>>>

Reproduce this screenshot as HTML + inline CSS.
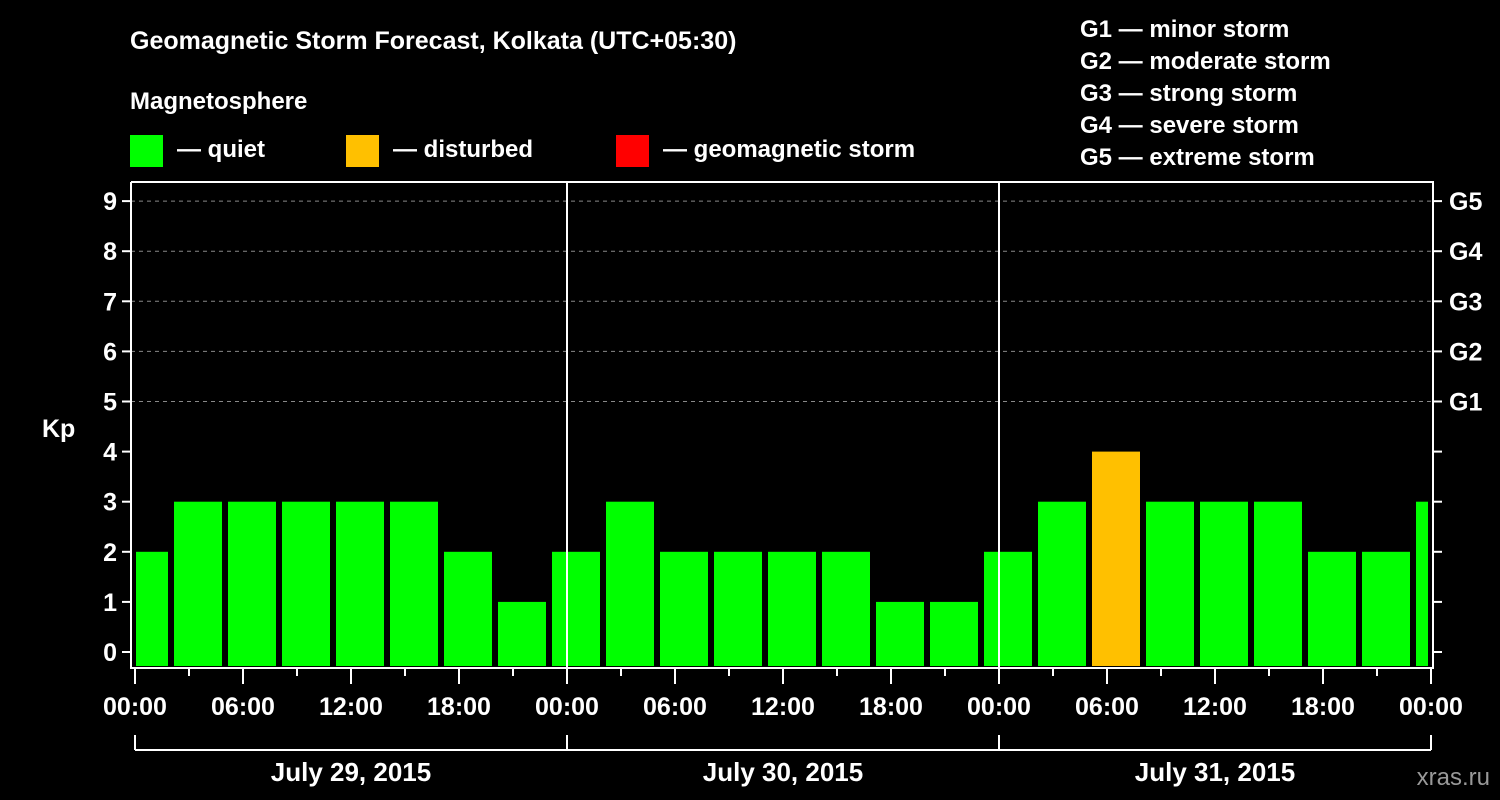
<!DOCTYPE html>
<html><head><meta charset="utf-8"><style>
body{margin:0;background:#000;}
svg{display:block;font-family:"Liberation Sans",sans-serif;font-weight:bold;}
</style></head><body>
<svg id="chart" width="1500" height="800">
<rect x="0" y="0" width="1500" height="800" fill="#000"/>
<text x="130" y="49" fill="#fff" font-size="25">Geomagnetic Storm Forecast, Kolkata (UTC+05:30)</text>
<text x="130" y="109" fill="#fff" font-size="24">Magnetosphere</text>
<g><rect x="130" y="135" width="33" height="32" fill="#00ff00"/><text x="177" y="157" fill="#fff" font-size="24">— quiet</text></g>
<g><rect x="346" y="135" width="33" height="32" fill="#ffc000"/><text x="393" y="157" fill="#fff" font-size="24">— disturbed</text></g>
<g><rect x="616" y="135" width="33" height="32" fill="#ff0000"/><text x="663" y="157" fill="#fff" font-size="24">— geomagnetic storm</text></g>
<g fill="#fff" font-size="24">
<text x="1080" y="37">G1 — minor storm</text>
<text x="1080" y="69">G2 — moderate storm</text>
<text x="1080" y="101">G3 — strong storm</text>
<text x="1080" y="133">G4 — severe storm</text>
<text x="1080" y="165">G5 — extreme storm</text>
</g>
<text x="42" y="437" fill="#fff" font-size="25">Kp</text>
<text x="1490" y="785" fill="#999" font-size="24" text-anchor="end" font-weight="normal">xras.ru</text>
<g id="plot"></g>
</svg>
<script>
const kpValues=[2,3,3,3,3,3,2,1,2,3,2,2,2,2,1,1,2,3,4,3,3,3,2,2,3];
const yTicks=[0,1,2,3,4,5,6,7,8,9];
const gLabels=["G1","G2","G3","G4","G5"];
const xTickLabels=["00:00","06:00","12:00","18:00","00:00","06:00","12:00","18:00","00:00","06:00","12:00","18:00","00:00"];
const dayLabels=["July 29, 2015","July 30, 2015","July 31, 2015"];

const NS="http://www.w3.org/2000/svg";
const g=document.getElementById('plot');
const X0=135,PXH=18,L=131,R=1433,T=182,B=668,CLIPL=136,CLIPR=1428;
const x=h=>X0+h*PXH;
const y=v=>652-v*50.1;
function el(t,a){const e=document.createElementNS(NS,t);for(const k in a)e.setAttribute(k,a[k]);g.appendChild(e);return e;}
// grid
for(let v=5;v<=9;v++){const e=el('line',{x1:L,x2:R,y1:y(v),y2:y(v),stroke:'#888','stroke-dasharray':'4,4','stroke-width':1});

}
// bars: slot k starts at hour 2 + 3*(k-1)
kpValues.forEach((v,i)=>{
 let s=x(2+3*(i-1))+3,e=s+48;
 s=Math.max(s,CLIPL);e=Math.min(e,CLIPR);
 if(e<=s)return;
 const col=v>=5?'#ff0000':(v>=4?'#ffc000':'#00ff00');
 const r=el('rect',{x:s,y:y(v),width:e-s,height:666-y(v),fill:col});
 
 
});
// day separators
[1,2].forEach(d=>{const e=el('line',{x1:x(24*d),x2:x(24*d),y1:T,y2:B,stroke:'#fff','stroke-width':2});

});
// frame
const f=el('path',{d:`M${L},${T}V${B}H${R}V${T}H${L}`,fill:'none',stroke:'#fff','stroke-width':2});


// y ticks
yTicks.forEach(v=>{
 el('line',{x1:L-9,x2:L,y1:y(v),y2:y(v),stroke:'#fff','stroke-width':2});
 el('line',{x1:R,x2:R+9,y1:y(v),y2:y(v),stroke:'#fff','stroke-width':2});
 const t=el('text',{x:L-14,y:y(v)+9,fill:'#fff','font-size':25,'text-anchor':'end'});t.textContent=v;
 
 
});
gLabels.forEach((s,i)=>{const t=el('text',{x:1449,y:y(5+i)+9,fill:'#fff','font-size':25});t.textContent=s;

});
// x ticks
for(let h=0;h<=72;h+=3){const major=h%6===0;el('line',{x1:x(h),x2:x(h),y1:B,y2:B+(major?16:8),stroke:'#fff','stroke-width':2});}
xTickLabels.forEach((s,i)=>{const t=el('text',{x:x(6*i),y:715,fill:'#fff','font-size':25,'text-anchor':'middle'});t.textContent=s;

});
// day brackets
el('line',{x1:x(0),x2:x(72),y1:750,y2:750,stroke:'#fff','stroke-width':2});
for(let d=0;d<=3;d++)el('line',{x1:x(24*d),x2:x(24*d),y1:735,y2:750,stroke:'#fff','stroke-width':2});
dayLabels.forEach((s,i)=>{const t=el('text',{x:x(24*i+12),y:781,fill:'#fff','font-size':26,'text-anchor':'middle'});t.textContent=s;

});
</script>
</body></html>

<<<

_Exercise directions_
Leave out the pictures and print every line of the data exactly.

_Completed exercise_
Reproduce this screenshot as HTML + inline CSS.
<!DOCTYPE html>
<html><head><meta charset="utf-8"><style>
body{margin:0;background:#000;}
svg{display:block;font-family:"Liberation Sans",sans-serif;font-weight:bold;}
</style></head><body>
<svg id="chart" width="1500" height="800">
<rect x="0" y="0" width="1500" height="800" fill="#000"/>
<text x="130" y="49" fill="#fff" font-size="25">Geomagnetic Storm Forecast, Kolkata (UTC+05:30)</text>
<text x="130" y="109" fill="#fff" font-size="24">Magnetosphere</text>
<g><rect x="130" y="135" width="33" height="32" fill="#00ff00"/><text x="177" y="157" fill="#fff" font-size="24">— quiet</text></g>
<g><rect x="346" y="135" width="33" height="32" fill="#ffc000"/><text x="393" y="157" fill="#fff" font-size="24">— disturbed</text></g>
<g><rect x="616" y="135" width="33" height="32" fill="#ff0000"/><text x="663" y="157" fill="#fff" font-size="24">— geomagnetic storm</text></g>
<g fill="#fff" font-size="24">
<text x="1080" y="37">G1 — minor storm</text>
<text x="1080" y="69">G2 — moderate storm</text>
<text x="1080" y="101">G3 — strong storm</text>
<text x="1080" y="133">G4 — severe storm</text>
<text x="1080" y="165">G5 — extreme storm</text>
</g>
<text x="42" y="437" fill="#fff" font-size="25">Kp</text>
<text x="1490" y="785" fill="#999" font-size="24" text-anchor="end" font-weight="normal">xras.ru</text>
<g id="plot"></g>
</svg>
<script>
const kpValues=[2,3,3,3,3,3,2,1,2,3,2,2,2,2,1,1,2,3,4,3,3,3,2,2,3];
const yTicks=[0,1,2,3,4,5,6,7,8,9];
const gLabels=["G1","G2","G3","G4","G5"];
const xTickLabels=["00:00","06:00","12:00","18:00","00:00","06:00","12:00","18:00","00:00","06:00","12:00","18:00","00:00"];
const dayLabels=["July 29, 2015","July 30, 2015","July 31, 2015"];

const NS="http://www.w3.org/2000/svg";
const g=document.getElementById('plot');
const X0=135,PXH=18,L=131,R=1433,T=182,B=668,CLIPL=136,CLIPR=1428;
const x=h=>X0+h*PXH;
const y=v=>652-v*50.1;
function el(t,a){const e=document.createElementNS(NS,t);for(const k in a)e.setAttribute(k,a[k]);g.appendChild(e);return e;}
// grid
for(let v=5;v<=9;v++){const e=el('line',{x1:L,x2:R,y1:y(v),y2:y(v),stroke:'#888','stroke-dasharray':'4,4','stroke-width':1});

}
// bars: slot k starts at hour 2 + 3*(k-1)
kpValues.forEach((v,i)=>{
 let s=x(2+3*(i-1))+3,e=s+48;
 s=Math.max(s,CLIPL);e=Math.min(e,CLIPR);
 if(e<=s)return;
 const col=v>=5?'#ff0000':(v>=4?'#ffc000':'#00ff00');
 const r=el('rect',{x:s,y:y(v),width:e-s,height:666-y(v),fill:col});
 
 
});
// day separators
[1,2].forEach(d=>{const e=el('line',{x1:x(24*d),x2:x(24*d),y1:T,y2:B,stroke:'#fff','stroke-width':2});

});
// frame
const f=el('path',{d:`M${L},${T}V${B}H${R}V${T}H${L}`,fill:'none',stroke:'#fff','stroke-width':2});


// y ticks
yTicks.forEach(v=>{
 el('line',{x1:L-9,x2:L,y1:y(v),y2:y(v),stroke:'#fff','stroke-width':2});
 el('line',{x1:R,x2:R+9,y1:y(v),y2:y(v),stroke:'#fff','stroke-width':2});
 const t=el('text',{x:L-14,y:y(v)+9,fill:'#fff','font-size':25,'text-anchor':'end'});t.textContent=v;
 
 
});
gLabels.forEach((s,i)=>{const t=el('text',{x:1449,y:y(5+i)+9,fill:'#fff','font-size':25});t.textContent=s;

});
// x ticks
for(let h=0;h<=72;h+=3){const major=h%6===0;el('line',{x1:x(h),x2:x(h),y1:B,y2:B+(major?16:8),stroke:'#fff','stroke-width':2});}
xTickLabels.forEach((s,i)=>{const t=el('text',{x:x(6*i),y:715,fill:'#fff','font-size':25,'text-anchor':'middle'});t.textContent=s;

});
// day brackets
el('line',{x1:x(0),x2:x(72),y1:750,y2:750,stroke:'#fff','stroke-width':2});
for(let d=0;d<=3;d++)el('line',{x1:x(24*d),x2:x(24*d),y1:735,y2:750,stroke:'#fff','stroke-width':2});
dayLabels.forEach((s,i)=>{const t=el('text',{x:x(24*i+12),y:781,fill:'#fff','font-size':26,'text-anchor':'middle'});t.textContent=s;

});
</script>
</body></html>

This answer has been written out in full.